>>>

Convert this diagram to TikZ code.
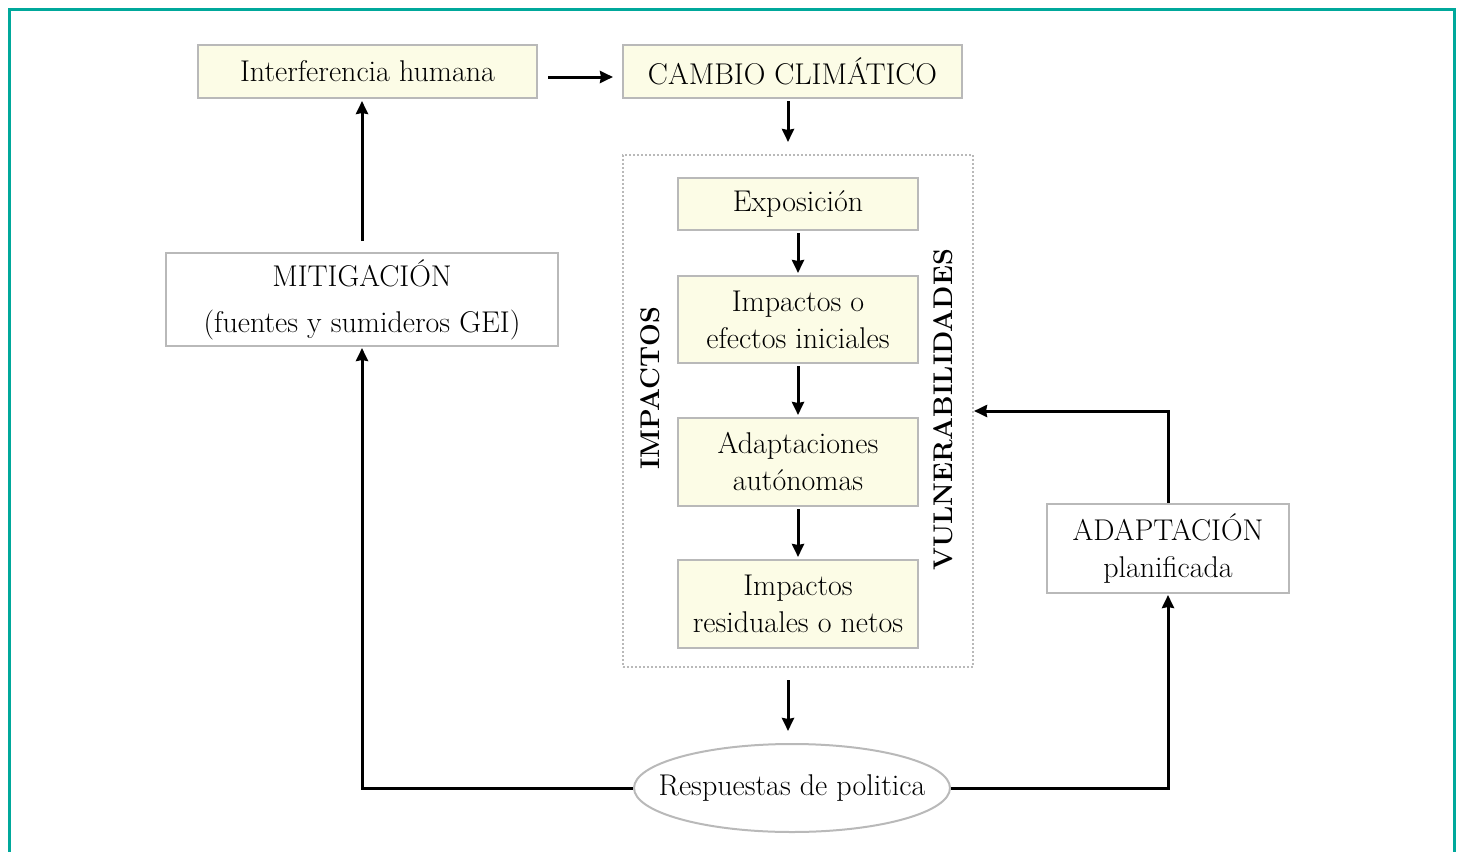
\documentclass[tikz,border=0pt]{standalone}
\usetikzlibrary{arrows.meta,shapes.geometric}
\definecolor{frameteal}{RGB}{0,168,155}
\definecolor{boxfill}{RGB}{252,252,230}
\definecolor{boxline}{RGB}{185,185,185}
\tikzset{
  x=1pt,y=-1pt,
  ybox/.style={draw=boxline,line width=2pt,fill=boxfill,inner sep=0pt,align=center,font=\fontsize{30}{37}\selectfont},
  wbox/.style={draw=boxline,line width=2pt,fill=white,inner sep=0pt,align=center,font=\fontsize{30}{37}\selectfont},
  arr/.style={line width=3pt,-{Stealth[length=13pt,width=12pt,inset=1pt]}},
  lbl/.style={font=\fontsize{27}{30}\selectfont\bfseries,rotate=90,inner sep=0pt}
}
\begin{document}
\begin{tikzpicture}
\useasboundingbox (0,0) rectangle (1461,851);
\draw[frameteal,line width=3pt] (9.5,853) -- (9.5,9.5) -- (1454,9.5) -- (1454,853);
% top boxes
\node[ybox,minimum width=339pt,minimum height=53pt] (inter) at (367.5,71.5) {Interferencia humana};
\node[ybox,minimum width=339pt,minimum height=53pt] (cambio) at (792.5,71.5) {CAMBIO CLIMÁTICO};
% dotted container
\node[draw=boxline,line width=2pt,dotted,minimum width=350pt,minimum height=512pt,inner sep=0pt] (cont) at (798,411) {};
\node[ybox,minimum width=240pt,minimum height=52pt] (expo) at (798,204) {Exposición};
\node[ybox,minimum width=240pt,minimum height=87pt] (imp1) at (798,319.5) {Impactos o\\efectos iniciales};
\node[ybox,minimum width=240pt,minimum height=88pt] (adap) at (798,462) {Adaptaciones\\autónomas};
\node[ybox,minimum width=240pt,minimum height=88pt] (imp2) at (798,604) {Impactos\\residuales o netos};
\node[lbl] (limp) at (650,388) {IMPACTOS};
\node[lbl] (lvul) at (943,410) {VULNERABILIDADES};
% side boxes
\node[wbox,minimum width=392pt,minimum height=93pt] (miti) at (362,299.5) {MITIGACIÓN\\[9pt](fuentes y sumideros GEI)};
\node[wbox,minimum width=242pt,minimum height=89pt] (adpl) at (1168,548.5) {ADAPTACIÓN\\planificada};
\node[draw=boxline,line width=2pt,ellipse,fill=white,minimum width=316pt,minimum height=88pt,inner xsep=-40pt,inner ysep=0pt,font=\fontsize{30}{36}\selectfont] (resp) at (792,788) {Respuestas de politica};
% arrows
\coordinate (a1s) at (548,77);
\coordinate (a1e) at (613,77);
\draw[arr] (a1s) -- (a1e);
\draw[arr,shorten <=2pt,shorten >=12pt] (cambio.south -| 788,0) -- (cont.north -| 788,0);
\draw[arr,shorten <=2pt,shorten >=2pt] (expo) -- (imp1);
\draw[arr,shorten <=2pt,shorten >=2pt] (imp1) -- (adap);
\draw[arr,shorten <=2pt,shorten >=2pt] (adap) -- (imp2);
\draw[arr,shorten <=12pt,shorten >=12pt] (cont.south -| 788,0) -- (resp.north -| 788,0);
\draw[arr,shorten <=11pt,shorten >=2pt] (miti.north) -- (inter.south -| miti.north);
\draw[arr,shorten >=1pt] (resp.west) -| (miti.south);
\draw[arr,shorten >=1pt] (resp.east) -| (adpl.south);
\draw[arr,shorten >=0pt] (adpl.north) |- (cont.east |- 0,411);
\end{tikzpicture}
\end{document}
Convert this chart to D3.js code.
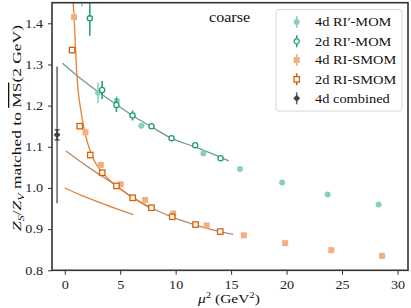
<!DOCTYPE html>
<html>
<head>
<meta charset="utf-8">
<script src="https://cdn.jsdelivr.net/npm/d3@7"></script>
<style>
  body { margin: 0; background: #fff; }
</style>
</head>
<body>
<svg id="svg" width="411" height="308"></svg>
<script>
// DATA
const mom4dX = [1.56, 3.0, 4.7, 6.9, 12.5, 15.8, 19.6, 23.7, 28.3];
const mom4dY = [1.48, 1.231, 1.212, 1.151, 1.084, 1.046, 1.013, 0.984, 0.960];
const mom4dE = [0.04, 0.025, 0.012, 0.005, 0.004, 0.003, 0.003, 0.003, 0.003];

const mom2dX = [2.26, 3.37, 4.66, 6.11, 7.82, 9.63, 11.76, 14.05];
const mom2dY = [1.412, 1.238, 1.2015, 1.176, 1.150, 1.121, 1.104, 1.072];
const mom2dE = [0.042, 0.022, 0.017, 0.012, 0.005, 0.004, 0.003, 0.003];

const smom4dX = [0.84, 1.87, 3.25, 5.05, 7.25, 9.78, 12.79, 16.15, 19.88, 24.03, 28.61];
const smom4dY = [1.415, 1.135, 1.056, 1.009, 0.971, 0.938, 0.909, 0.885, 0.866, 0.849, 0.835];
const smom4dE = [0.012, 0.008, 0.005, 0.004, 0.003, 0.003, 0.003, 0.003, 0.003, 0.003, 0.003];

const smom2dX = [0.66, 1.35, 2.3, 3.38, 4.66, 6.13, 7.82, 9.69, 11.79, 14.02];
const smom2dY = [1.335, 1.150, 1.080, 1.037, 1.005, 0.976, 0.952, 0.930, 0.911, 0.894];
const smom2dE = [0.008, 0.005, 0.004, 0.003, 0.003, 0.003, 0.003, 0.003, 0.003, 0.003];

const combX = -0.69, combY = 1.129, combErr = 0.012, combSys = 0.166;

// fit curves
const fitMomX = [-0.2, 1.6, 4.9, 6.1, 7.8, 9.6, 11.8, 14.8];
const fitMomY = [1.303, 1.262, 1.198, 1.176, 1.149, 1.121, 1.099, 1.066];
const fitSteepX = [0.73, 0.84, 1.08, 1.5, 2.0, 2.5, 3.4, 4.66, 6.1, 7.7];
const fitSteepY = [1.46, 1.415, 1.28, 1.18, 1.115, 1.075, 1.037, 1.005, 0.977, 0.951];
const fitBrownX = [0.1, 2.0, 4.66, 6.1, 7.8, 9.7, 11.8, 14.0, 15.2];
const fitBrownY = [1.09, 1.053, 1.005, 0.978, 0.952, 0.929, 0.910, 0.894, 0.887];
const fitLowX = [0, 1.5, 3.0, 4.5, 6.17];
const fitLowY = [1.0, 0.982, 0.966, 0.951, 0.935];

const xTicks = [0, 5, 10, 15, 20, 25, 30];
const yTicks = [0.8, 0.9, 1.0, 1.1, 1.2, 1.3, 1.4];

// COLORS
const cMom4 = "#88d1b8", cMom2 = "#1b9e77";
const cSmom4 = "#f2ae7e", cSmom2 = "#d95f02";
const cFitMom = "#6f9e8c", cSteep = "#e8812f", cBrown = "#b48a6e";

const serif = '"Liberation Serif", "Times New Roman", serif';
const fontSize = "12px";

const L = 52, R = 408, T = 2.7, B = 270.3;
const x = d3.scaleLinear().domain([-1.15, 30.95]).range([L, R]);
const y = d3.scaleLinear().domain([0.8, 1.45]).range([B, T]);

// the reference font is wider than Liberation Serif, stretch text to match
function widen(sel, f) {
  sel.each(function() {
    const n = this.getComputedTextLength();
    d3.select(this).attr("textLength", n * f).attr("lengthAdjust", "spacingAndGlyphs");
  });
}

const svg = d3.select("#svg").attr("font-family", serif);
svg.append("defs").append("clipPath").attr("id", "clip")
  .append("rect").attr("x", L).attr("y", T).attr("width", R - L).attr("height", B - T);

const plot = svg.append("g").attr("clip-path", "url(#clip)");

const zip = (xs, ys, es) => xs.map((v, i) => ({ x: v, y: ys[i], e: es ? es[i] : 0 }));
const line = d3.line().x(d => x(d.x)).y(d => y(d.y)).curve(d3.curveMonotoneX);

function fit(xs, ys, color) {
  plot.append("path").datum(zip(xs, ys))
    .attr("fill", "none").attr("stroke", color).attr("stroke-width", 1.3)
    .attr("d", line);
}

function errbars(data, color, w) {
  plot.append("g").selectAll("line").data(data).join("line")
    .attr("x1", d => x(d.x)).attr("x2", d => x(d.x))
    .attr("y1", d => y(d.y - d.e)).attr("y2", d => y(d.y + d.e))
    .attr("stroke", color).attr("stroke-width", w);
}

function circles(data, color, open) {
  plot.append("g").selectAll("circle").data(data).join("circle")
    .attr("cx", d => x(d.x)).attr("cy", d => y(d.y))
    .attr("r", open ? 2.6 : 3)
    .attr("fill", open ? "#fff" : color)
    .attr("stroke", color).attr("stroke-width", open ? 1.3 : 0);
}

function squares(data, color, open) {
  const s = open ? 5.4 : 6;
  plot.append("g").selectAll("rect").data(data).join("rect")
    .attr("x", d => x(d.x) - s / 2).attr("y", d => y(d.y) - s / 2)
    .attr("width", s).attr("height", s)
    .attr("fill", open ? "#fff" : color)
    .attr("stroke", color).attr("stroke-width", open ? 1.3 : 0);
}

// combined point, systematic bar
plot.append("line")
  .attr("x1", x(combX)).attr("x2", x(combX))
  .attr("y1", y(combY - combSys)).attr("y2", y(combY + combSys))
  .attr("stroke", "#888").attr("stroke-width", 2);

// fits
fit(fitLowX, fitLowY, cSteep);
fit(fitBrownX, fitBrownY, cBrown);
fit(fitMomX, fitMomY, cFitMom);
fit(fitSteepX, fitSteepY, cSteep);

// points
const m4 = zip(mom4dX, mom4dY, mom4dE);
const m2 = zip(mom2dX, mom2dY, mom2dE);
const s4 = zip(smom4dX, smom4dY, smom4dE);
const s2 = zip(smom2dX, smom2dY, smom2dE);

errbars(m4, cMom4, 1.5); circles(m4, cMom4, false);
errbars(m2, cMom2, 1.5); circles(m2, cMom2, true);
errbars(s4, cSmom4, 1.5); squares(s4, cSmom4, false);
errbars(s2, cSmom2, 1.5); squares(s2, cSmom2, true);

// combined inner error + diamond
const cx = x(combX);
plot.append("line").attr("x1", cx).attr("x2", cx)
  .attr("y1", y(combY - combErr)).attr("y2", y(combY + combErr))
  .attr("stroke", "#333").attr("stroke-width", 1.5);
[combY - combErr, combY + combErr].forEach(v => {
  plot.append("line").attr("x1", cx - 2.5).attr("x2", cx + 2.5)
    .attr("y1", y(v)).attr("y2", y(v)).attr("stroke", "#333").attr("stroke-width", 1.2);
});
plot.append("path").attr("d", d3.symbol(d3.symbolDiamond2, 30)())
  .attr("transform", `translate(${cx},${y(combY)})`).attr("fill", "#444");

// AXES
const xAxis = svg.append("g").attr("transform", `translate(0,${B})`)
  .call(d3.axisBottom(x).tickValues(xTicks).tickSize(4.5).tickPadding(6).tickFormat(d3.format("d")));
const yAxis = svg.append("g").attr("transform", `translate(${L},0)`)
  .call(d3.axisLeft(y).tickValues(yTicks).tickSize(4).tickPadding(5).tickFormat(d3.format(".1f")));
[xAxis, yAxis].forEach(a => {
  a.attr("font-family", serif).attr("font-size", fontSize);
  a.select(".domain").remove();
  a.selectAll(".tick line").attr("stroke", "#333").attr("stroke-width", 1);
  a.selectAll(".tick text").attr("fill", "#222");
  widen(a.selectAll(".tick text"), 1.18);
});

// frame
svg.append("rect").attr("x", L).attr("y", T).attr("width", R - L).attr("height", B - T)
  .attr("fill", "none").attr("stroke", "#333").attr("stroke-width", 1.6);

// LABELS
svg.append("text").attr("x", 209).attr("y", 21.5).attr("font-size", "14px").attr("fill", "#111")
  .text("coarse").call(widen, 1.15);

const xl = svg.append("text").attr("x", 229).attr("y", 303).attr("text-anchor", "middle")
  .attr("font-size", fontSize).attr("fill", "#111");
xl.append("tspan").attr("font-style", "italic").text("μ");
xl.append("tspan").attr("dy", -5).attr("font-size", "8.5px").text("2");
xl.append("tspan").attr("dy", 5).text(" (GeV");
xl.append("tspan").attr("dy", -5).attr("font-size", "8.5px").text("2");
xl.append("tspan").attr("dy", 5).text(")");
xl.attr("textLength", 62).attr("lengthAdjust", "spacingAndGlyphs");

const yl = svg.append("text").attr("transform", "translate(21,128) rotate(-90)")
  .attr("text-anchor", "middle").attr("font-size", "13px").attr("fill", "#111");
yl.append("tspan").attr("font-style", "italic").text("Z");
yl.append("tspan").attr("font-style", "italic").attr("font-size", "9px").attr("dy", 3).text("S");
yl.append("tspan").attr("dy", -3).text("/");
yl.append("tspan").attr("font-style", "italic").text("Z");
yl.append("tspan").attr("font-style", "italic").attr("font-size", "9px").attr("dy", 3).text("V");
yl.append("tspan").attr("dy", -3).text(" matched to ");
yl.append("tspan").style("text-decoration", "overline").text("MS");
yl.append("tspan").text("(2 GeV)");
yl.attr("textLength", 206).attr("lengthAdjust", "spacingAndGlyphs");

// LEGEND
const legNames = ["4d RI\u2032-MOM", "2d RI\u2032-MOM", "4d RI-SMOM", "2d RI-SMOM", "4d combined"];
const legY = [22, 41.3, 60, 79.3, 98.3];
const legend = svg.append("g");
legend.append("rect").attr("x", 276).attr("y", 9.5).attr("width", 126).attr("height", 101.5)
  .attr("rx", 2.5).attr("fill", "#fff").attr("fill-opacity", 0.85)
  .attr("stroke", "#d6d6d6").attr("stroke-width", 1);
const mx = 296.7;
const legCol = [cMom4, cMom2, cSmom4, cSmom2, "#444"];
legNames.forEach((name, i) => {
  const g = legend.append("g").attr("transform", `translate(${mx},${legY[i]})`);
  g.append("line").attr("y1", -6).attr("y2", 6).attr("stroke", i === 4 ? "#666" : legCol[i]).attr("stroke-width", 1.5);
  if (i === 0) g.append("circle").attr("r", 3).attr("fill", cMom4);
  if (i === 1) g.append("circle").attr("r", 2.6).attr("fill", "#fff").attr("stroke", cMom2).attr("stroke-width", 1.3);
  if (i === 2) g.append("rect").attr("x", -3).attr("y", -3).attr("width", 6).attr("height", 6).attr("fill", cSmom4);
  if (i === 3) g.append("rect").attr("x", -2.7).attr("y", -2.7).attr("width", 5.4).attr("height", 5.4)
    .attr("fill", "#fff").attr("stroke", cSmom2).attr("stroke-width", 1.3);
  if (i === 4) g.append("path").attr("d", d3.symbol(d3.symbolDiamond2, 30)()).attr("fill", "#444");
  legend.append("text").attr("x", 315).attr("y", legY[i] + 4.2)
    .attr("font-size", fontSize).attr("fill", "#111").text(name).call(widen, 1.2);
});
</script>
</body>
</html>
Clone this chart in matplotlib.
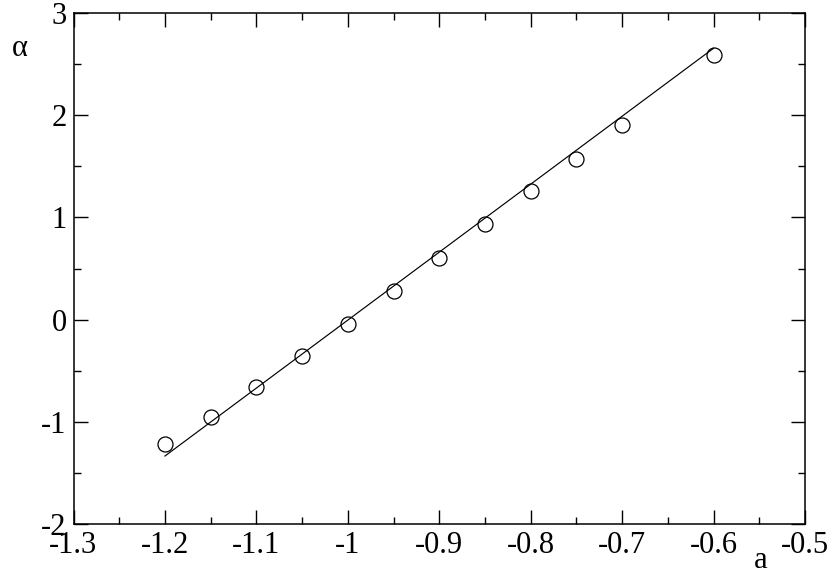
import matplotlib
matplotlib.use("Agg")
import matplotlib.pyplot as plt
from matplotlib.ticker import MultipleLocator, FormatStrFormatter

# Data
a_pts = [-1.2, -1.15, -1.1, -1.05, -1.0, -0.95, -0.9, -0.85, -0.8, -0.75, -0.7, -0.6]
alpha_pts = [-1.22, -0.95, -0.66, -0.36, -0.04, 0.28, 0.60, 0.935, 1.26, 1.57, 1.90, 2.59]
fit_a = [-1.2, -0.6]
fit_alpha = [-1.335, 2.655]

x_ticks = [-1.3, -1.2, -1.1, -1.0, -0.9, -0.8, -0.7, -0.6, -0.5]
x_labels = ["-1.3", "-1.2", "-1.1", "-1", "-0.9", "-0.8", "-0.7", "-0.6", "-0.5"]
y_ticks = [-2, -1, 0, 1, 2, 3]
y_labels = ["-2", "-1", "0", "1", "2", "3"]

plt.rcParams['font.family'] = ['Liberation Serif', 'DejaVu Serif']
plt.rcParams['mathtext.fontset'] = 'custom'

W, H = 830, 570
fig = plt.figure(figsize=(W / 100, H / 100), dpi=100)
L, R, T, B = 73.5, 805, 13, 524
ax = fig.add_axes([L / W, (H - B) / H, (R - L) / W, (B - T) / H])

ax.plot(fit_a, fit_alpha, color='black', lw=0.85)
ax.plot(a_pts, alpha_pts, linestyle='none', marker='o', markersize=10.8,
        markerfacecolor='none', markeredgecolor='black', markeredgewidth=0.9)

ax.set_xlim(-1.3, -0.5)
ax.set_ylim(-2, 3)
ax.set_xticks(x_ticks)
ax.set_xticklabels(x_labels)
ax.set_yticks(y_ticks)
ax.set_yticklabels(y_labels)
ax.xaxis.set_minor_locator(MultipleLocator(0.05))
ax.yaxis.set_minor_locator(MultipleLocator(0.5))

for s in ax.spines.values():
    s.set_linewidth(1.1)
ax.tick_params(which='both', direction='in', top=True, right=True, width=1.0,
               labelsize=22, colors='black')
ax.tick_params(which='major', length=10)
ax.tick_params(which='minor', length=5)
ax.tick_params(axis='x', which='major', pad=5)
ax.tick_params(axis='y', which='major', pad=5)

fig.text(20 / W, 1 - 49 / H, "α", fontsize=22, ha='center', va='center')
fig.text(761 / W, 1 - 560 / H, "a", fontsize=22, ha='center', va='center')

fig.savefig("out.png", dpi=100)
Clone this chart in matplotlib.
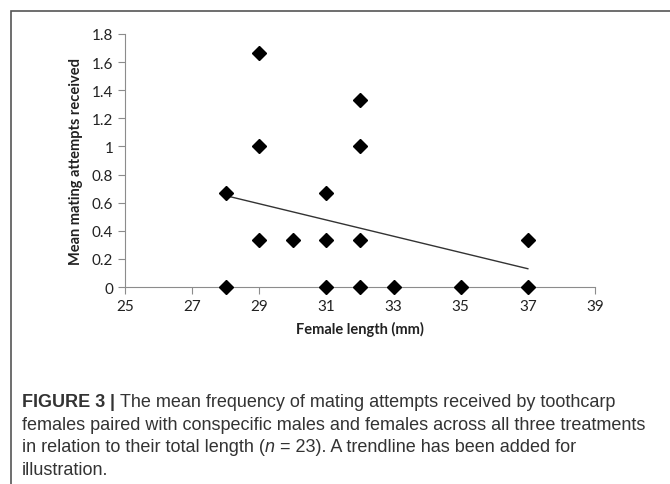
import matplotlib.pyplot as plt
from matplotlib.patches import Rectangle

# female length (mm) vs mean mating attempts received
length = [28, 28, 29, 29, 29, 30, 31, 31, 31, 32, 32, 32, 32, 33, 35, 37, 37]
attempts = [0.667, 0, 1.667, 1, 0.333, 0.333, 0.667, 0.333, 0, 1.333, 1, 0.333, 0, 0, 0, 0.333, 0]
trend_x = [28, 37]
trend_y = [0.65, 0.13]
xticks = [25, 27, 29, 31, 33, 35, 37, 39]
yticks = [0, 0.2, 0.4, 0.6, 0.8, 1, 1.2, 1.4, 1.6, 1.8]
ytick_labels = ['0', '0.2', '0.4', '0.6', '0.8', '1', '1.2', '1.4', '1.6', '1.8']

plt.rcParams['font.family'] = ['Lato', 'DejaVu Sans']

fig = plt.figure(figsize=(6.7, 4.85), dpi=100)
# outer frame
fig.patches.append(Rectangle((11/670, -0.05), 700/670, 1 - 12/485 + 0.05,
                             transform=fig.transFigure, fill=False,
                             edgecolor='#555555', lw=1.2))

ax = fig.add_axes([125/670, 1 - 288/485, 470/670, 253/485])
ax.plot(trend_x, trend_y, color='#333333', lw=1, zorder=2)
ax.plot(length, attempts, 'D', color='black', ms=7.5, zorder=3, clip_on=False)

ax.set_xlim(25, 39)
ax.set_ylim(0, 1.8)
ax.set_xticks(xticks)
ax.set_yticks(yticks)
ax.set_yticklabels(ytick_labels)
for s in ['top', 'right']:
    ax.spines[s].set_visible(False)
for s in ['left', 'bottom']:
    ax.spines[s].set_color('#8c8c8c')
ax.tick_params(axis='both', color='#8c8c8c', length=5, labelsize=11, labelcolor='#222222')
ax.set_xlabel('Female length (mm)', fontsize=10.5, fontweight='bold', color='#222222', labelpad=6)
ax.set_ylabel('Mean mating attempts received', fontsize=10.5, fontweight='bold', color='#222222', labelpad=6)

# caption
cap = dict(fontsize=13, color='#333333', family=['Liberation Sans'])
t1 = fig.text(22/670, 1 - 407/485, 'FIGURE 3 ', fontweight='bold', va='baseline', **cap)
a1 = ax.annotate('| ', xy=(1, 0), xycoords=t1, va='bottom', fontweight='bold', **cap)
ax.annotate('The mean frequency of mating attempts received by toothcarp',
            xy=(1, 0), xycoords=a1, va='bottom', **cap)
fig.text(22/670, 1 - 430/485,
         'females paired with conspecific males and females across all three treatments',
         va='baseline', **cap)
t3 = fig.text(22/670, 1 - 452/485, 'in relation to their total length (', va='baseline', **cap)
a3 = ax.annotate('n', xy=(1, 0), xycoords=t3, va='bottom', style='italic', **cap)
ax.annotate(' = 23). A trendline has been added for', xy=(1, 0), xycoords=a3, va='bottom', **cap)
fig.text(22/670, 1 - 475/485, 'illustration.', va='baseline', **cap)

fig.savefig('out.png', dpi=100)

<<<

- **Prompt**
Which lines include the word "Convert"? List them all.

- **Output below**
Convert this diagram to TikZ code.
Convert this chart to D3.js code.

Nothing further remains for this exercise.